For years, hyperlocal weather app Dark Sky has been a perennial fixture among the top paid weather apps in Apple's (AAPL 1.27%) App Store. The Mac maker has now scooped up the popular $4 app, Dark Sky announced in a blog post this week.

"Our goal has always been to provide the world with the best weather information possible, to help as many people as we can stay dry and safe, and to do so in a way that respects your privacy," Dark Sky co-founder Adam Grossman wrote. "There is no better place to accomplish these goals than at Apple."

Various weather icons

Image source: Getty Images.

What set Dark Sky apart

Apple is immediately killing sales of Dark Sky on Android, which will be a huge blow to the competing mobile platform. Existing Android users will be able to keep using the app until July 1, at which point it will be shuttered completely. The web-based platform that includes forecasts and maps will also be discontinued on that date. On Apple's iOS, there are no immediate changes and Dark Sky remains available to purchase.

Dark Sky has also built a business licensing its application programming interface (API) to third-party developers that run other weather services, collecting $0.0001 for every API request over the free daily limit of 1,000 requests. Following the acquisition, Dark Sky is no longer accepting new API customers, and existing customers will still have access to the API through the end of 2021.

That should give Apple ample time to implement whatever its plans are for Dark Sky. Apple's default Weather app currently sources its data from The Weather Channel, after switching from Yahoo! Weather a few years back.

While most weather services generally get their underlying meteorological data from various government agencies, Dark Sky differentiated itself by aggregating a plethora of sources from agencies all around the world and then stitching that information together with machine learning to create hyperlocal forecasts that are presented in an approachable interface.

No financial terms were disclosed, but in 2015 Dark Sky sold a minority stake to Applied Invention at an unknown valuation.

It's been a while since Apple bought an app

Apple acquires a company evert two to three weeks, CEO Tim Cook noted last year. Most of those deals either revolve around technology that the company wants to incorporate into future products or that can otherwise accelerate its own development timelines.
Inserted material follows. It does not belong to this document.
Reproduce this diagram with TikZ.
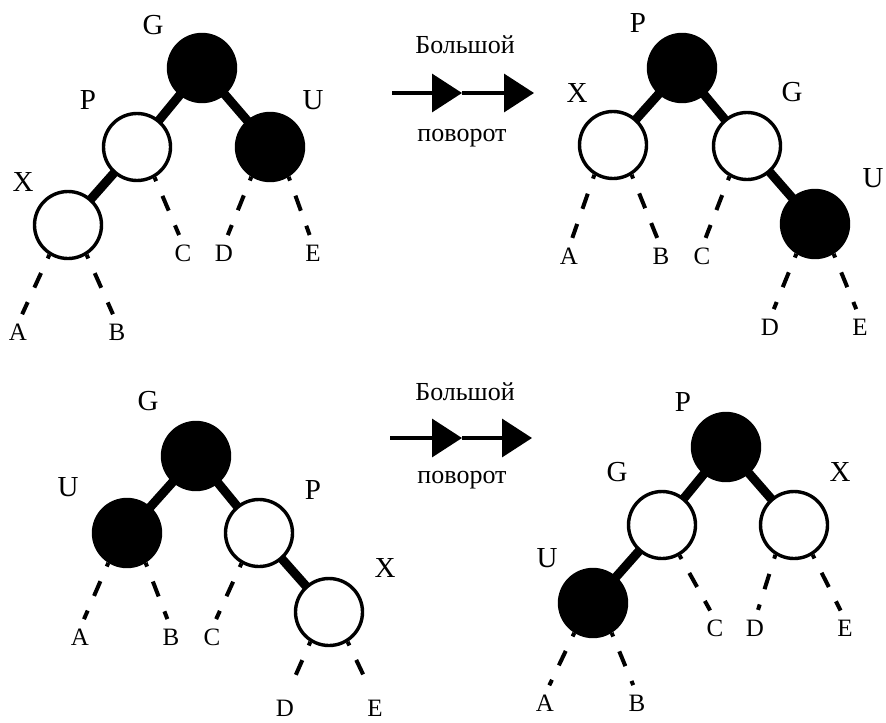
\documentclass[tikz,border=0pt]{standalone}
\usepackage{fontspec}
\setmainfont{Liberation Serif}
\usetikzlibrary{arrows.meta}

\begin{document}
\begin{tikzpicture}[x=0.5pt, y=-0.5pt,
        blk/.style={circle, draw, fill=black, line width=1.7pt, minimum size=33.5pt, inner sep=0pt},
        wht/.style={circle, draw, fill=white, line width=1.7pt, minimum size=33.5pt, inner sep=0pt},
        tag/.style={font=\fontsize{14.5}{15}\selectfont, inner sep=0pt},
        lf/.style={font=\fontsize{12.5}{13}\selectfont, inner sep=0pt},
        word/.style={font=\fontsize{13}{13}\selectfont, inner sep=0pt},
        link/.style={line width=4.5pt, shorten <=-1.5pt, shorten >=-1.5pt},
        dsh/.style={line width=2pt, dash pattern=on 8pt off 8pt, dash phase=6pt, shorten >=5pt},
        rot/.style={line width=1.7pt, -{Triangle[length=15pt, width=19pt]}}]
        \useasboundingbox (0, 0) rectangle (886, 722);
        % top left
        \node (g1) at (202, 68) [blk] {};
        \node (p1) at (137, 147) [wht] {};
        \node (u1) at (270, 147) [blk] {};
        \node (x1) at (68, 225) [wht] {};
        \node (tg1) at (153, 25) [tag] {G};
        \node (tp1) at (88, 100) [tag] {P};
        \node (tu1) at (313, 100) [tag] {U};
        \node (tx1) at (23, 182) [tag] {X};
        \node (la1) at (18, 332) [lf] {A};
        \node (lb1) at (117, 332) [lf] {B};
        \node (lc1) at (183, 253) [lf] {C};
        \node (ld1) at (224, 253) [lf] {D};
        \node (le1) at (313, 253) [lf] {E};
        \draw [link] (g1) -- (p1);
        \draw [link] (g1) -- (u1);
        \draw [link] (p1) -- (x1);
        \draw [dsh] (x1.-122) -- (la1.north);
        \draw [dsh] (x1.-58) -- (lb1.north);
        \draw [dsh] (p1.-60) -- (lc1.north);
        \draw [dsh] (u1.-122) -- (ld1.north);
        \draw [dsh] (u1.-58) -- (le1.north);
        % top arrow
        \coordinate (t1) at (392, 93);
        \coordinate (t2) at (462, 93);
        \coordinate (t3) at (534, 93);
        \draw [rot] (t1) -- (t2);
        \draw [rot] (t2) -- (t3);
        \node (w1) at (465, 45) [word] {Большой};
        \node (w2) at (462, 138) [word] {поворот};
        % top right
        \node (p2) at (682, 68) [blk] {};
        \node (x2) at (613, 145) [wht] {};
        \node (g2) at (747, 146) [wht] {};
        \node (u2) at (815, 224) [blk] {};
        \node (tp2) at (638, 23) [tag] {P};
        \node (tx2) at (577, 93) [tag] {X};
        \node (tg2) at (792, 92) [tag] {G};
        \node (tu2) at (873, 178) [tag] {U};
        \node (la2) at (569, 256) [lf] {A};
        \node (lb2) at (661, 256) [lf] {B};
        \node (lc2) at (702, 256) [lf] {C};
        \node (ld2) at (770, 327) [lf] {D};
        \node (le2) at (860, 327) [lf] {E};
        \draw [link] (p2) -- (x2);
        \draw [link] (p2) -- (g2);
        \draw [link] (g2) -- (u2);
        \draw [dsh] (x2.-122) -- (la2.north);
        \draw [dsh] (x2.-58) -- (lb2.north);
        \draw [dsh] (g2.-120) -- (lc2.north);
        \draw [dsh] (u2.-122) -- (ld2.north);
        \draw [dsh] (u2.-58) -- (le2.north);
        % bottom left
        \node (g3) at (196, 456) [blk] {};
        \node (u3) at (127, 533) [blk] {};
        \node (p3) at (259, 533) [wht] {};
        \node (x3) at (329, 612) [wht] {};
        \node (tg3) at (148, 401) [tag] {G};
        \node (tu3) at (68, 487) [tag] {U};
        \node (tp3) at (313, 490) [tag] {P};
        \node (tx3) at (385, 568) [tag] {X};
        \node (la3) at (80, 637) [lf] {A};
        \node (lb3) at (171, 637) [lf] {B};
        \node (lc3) at (212, 637) [lf] {C};
        \node (ld3) at (285, 708) [lf] {D};
        \node (le3) at (375, 708) [lf] {E};
        \draw [link] (g3) -- (u3);
        \draw [link] (g3) -- (p3);
        \draw [link] (p3) -- (x3);
        \draw [dsh] (u3.-122) -- (la3.north);
        \draw [dsh] (u3.-58) -- (lb3.north);
        \draw [dsh] (p3.-120) -- (lc3.north);
        \draw [dsh, shorten >=7pt] (x3.-122) -- (ld3.north);
        \draw [dsh, shorten >=7pt] (x3.-58) -- (le3.north);
        % bottom arrow
        \coordinate (s1) at (390, 438);
        \coordinate (s2) at (462, 438);
        \coordinate (s3) at (532, 438);
        \draw [rot] (s1) -- (s2);
        \draw [rot] (s2) -- (s3);
        \node (w3) at (465, 392) [word] {Большой};
        \node (w4) at (462, 480) [word] {поворот};
        % bottom right
        \node (p4) at (726, 447) [blk] {};
        \node (g4) at (662, 525) [wht] {};
        \node (x4) at (794, 525) [wht] {};
        \node (u4) at (593, 603) [blk] {};
        \node (tp4) at (683, 402) [tag] {P};
        \node (tg4) at (617, 472) [tag] {G};
        \node (tx4) at (840, 472) [tag] {X};
        \node (tu4) at (547, 558) [tag] {U};
        \node (la4) at (545, 703) [lf] {A};
        \node (lb4) at (637, 703) [lf] {B};
        \node (lc4) at (715, 628) [lf] {C};
        \node (ld4) at (755, 628) [lf] {D};
        \node (le4) at (845, 628) [lf] {E};
        \draw [link] (p4) -- (g4);
        \draw [link] (p4) -- (x4);
        \draw [link] (g4) -- (u4);
        \draw [dsh] (u4.-122) -- (la4.north);
        \draw [dsh] (u4.-58) -- (lb4.north);
        \draw [dsh] (g4.-60) -- (lc4.north);
        \draw [dsh] (x4.-122) -- (ld4.north);
        \draw [dsh] (x4.-58) -- (le4.north);
    \end{tikzpicture}
\end{document}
The last time that Apple bought an existing app or service outright was in 2018, with the purchase of Shazam, which is slowly being incorporated into Apple Music. Prior to that, the company had purchased Texture, the magazine subscription service that would eventually become Apple News+. Apple had similarly shut down Texture for Android, but only after News+ launched more than a year later.

Weather apps are among the most important categories in the App Store, and it's not an exaggeration to say that access to weather data can be a matter of life and death in emergency situations. In one fell swoop, Apple has picked up one of the leaders in the space while delivering a blow to Android.